Another thing I’ve had some dramas with was connecting to uni wifi. netctl, the default networking utility, doesn’t autodetect or deal with WPA2 Enterprise networks automatically. To solve this I had to add a custom eduroam profile, disable the netctl-auto service (which automatically connects to recognised wifi networks), and start the profile manually. There’s probably a way to get it to work with netctl-auto but I haven’t found it yet. It seems as though netctl stops working altogether if you try to start a profile while netctl-auto is active. hnnng.My Windows 8.1 computer (which I usually use for everything) is currently dead due to an unexpected crash, so I’m being forced to use Arch exclusively for now, which I don’t entirely mind.

nunodasneves.com

So it’s midsemester break and I’ve decided to build a website to house my resume. It will also contain a more ‘official looking’ blog where I can put summaries of projects/cool stuff that I do. Hopefully it will be fun to make and also increase my employability.

I’ll do a more in depth about-me blog sometime soon but for now I just want to talk about  this a little.

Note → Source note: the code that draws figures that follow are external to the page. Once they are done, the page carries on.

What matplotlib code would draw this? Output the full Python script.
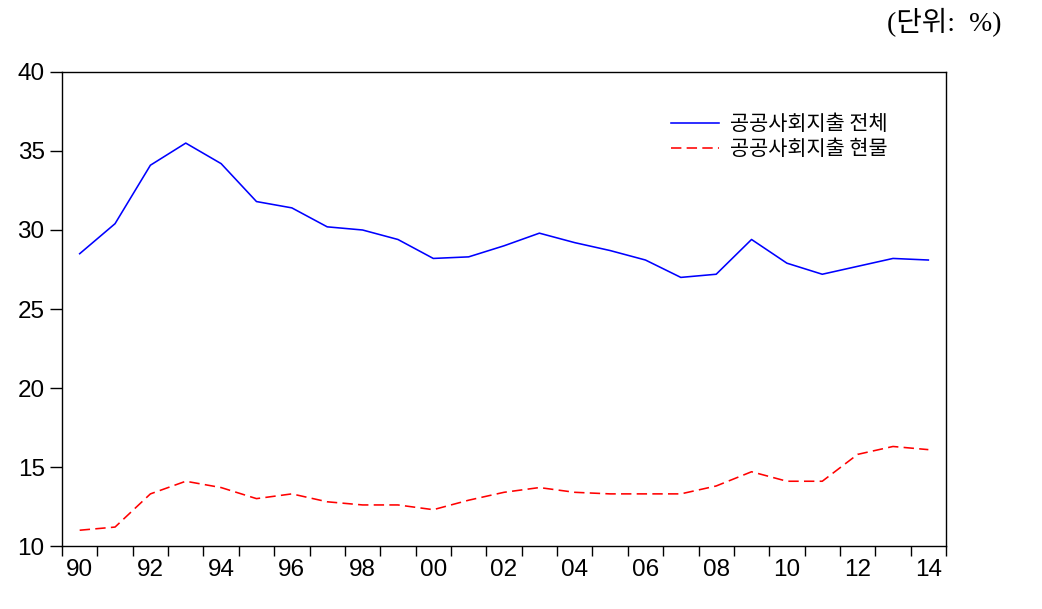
import matplotlib
matplotlib.use("Agg")
import matplotlib.pyplot as plt
import numpy as np

years = list(range(1990, 2015))
total = [28.5, 30.4, 34.1, 35.5, 34.2, 31.8, 31.4, 30.2, 30.0, 29.4,
         28.2, 28.3, 29.0, 29.8, 29.2, 28.7, 28.1, 27.0, 27.2, 29.4,
         27.9, 27.2, 27.7, 28.2, 28.1]
inkind = [11.0, 11.2, 13.3, 14.1, 13.7, 13.0, 13.3, 12.8, 12.6, 12.6,
          12.3, 12.9, 13.4, 13.7, 13.4, 13.3, 13.3, 13.3, 13.8, 14.7,
          14.1, 14.1, 15.8, 16.3, 16.1]
labels = ["공공사회지출 전체", "공공사회지출 현물"]
tick_years = list(range(1990, 2015, 2))

plt.rcParams["font.family"] = ["Liberation Sans", "Noto Sans CJK KR"]

fig = plt.figure(figsize=(10.42, 6.09), dpi=100)
ax = fig.add_axes([0.0595, 0.1034, 0.8484, 0.7784])

ax.plot(years, total, color="#0000ff", lw=1.15, label=labels[0])
ax.plot(years, inkind, color="#ff0000", lw=1.15, ls=(0, (6.5, 3.3)), label=labels[1])

ax.set_xlim(1989.5, 2014.5)
ax.set_ylim(10, 40)
ax.set_yticks(np.arange(10, 41, 5))
ax.set_yticklabels([str(v) for v in range(10, 41, 5)], fontsize=17.5)

# ticks at year boundaries, labels at even years
ax.set_xticks(np.arange(1989.5, 2015, 1))
ax.set_xticklabels([])
ax.set_xticks(tick_years, minor=True)
ax.set_xticklabels([f"{y % 100:02d}" for y in tick_years], minor=True, fontsize=17.5)
ax.tick_params(axis="x", which="minor", length=0, pad=9.5)
ax.tick_params(axis="x", which="major", direction="out", length=7, width=1)
ax.tick_params(axis="y", direction="out", length=8.5, width=1, pad=4)

for s in ax.spines.values():
    s.set_linewidth(1.0)

leg = ax.legend(loc="upper left", bbox_to_anchor=(0.68, 0.931), frameon=False,
                prop={"family": ["Noto Sans CJK KR"], "size": 15},
                handlelength=2.3, handletextpad=0.5, labelspacing=0.15,
                borderaxespad=0)

fig.text(0.961, 0.963, "(단위:  %)", ha="right", va="center", fontsize=20,
         family=["Liberation Serif", "Noto Sans CJK KR"])

fig.savefig("out.png", dpi=100)
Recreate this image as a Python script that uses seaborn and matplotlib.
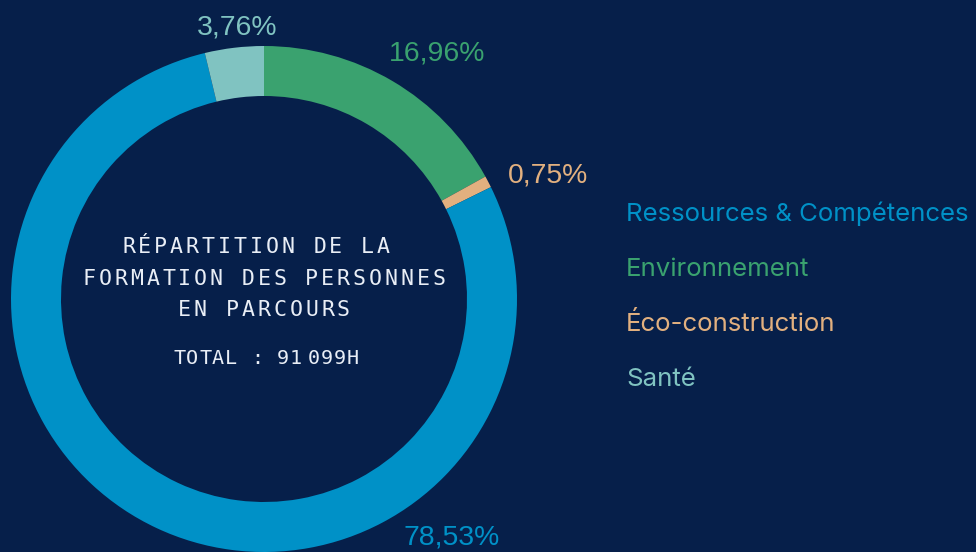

I’m using git for the first(ish) time.

Repo is here: https://github.com/NunoDasNeves/nunodasnevescom

The idea is to build a CMS in python to manage the site, just using basic CGI concepts (I don’t anticipate a great deal of traffic). I’ll be coding and designing everything pretty much from scratch.

I’ve pretty much finished the visual design/UX design of the site, but my windows machine is playing up so I can’t use photoshop right now 😦 Later this week I’ll put up some pretty pictures of the design.

Anyway its almost 4am now. Better get sleepin’

What is this blog even?

Hi! I’m going to be blogging about software, uni, art, random crap, computers, travel. Idk. For now mostly software though. This is a personal, ranty blog (mainly for myself) and I’ll treat it as such.
My name is Nuno. Don’t tell anyone you saw this. It’s our little secret, ok?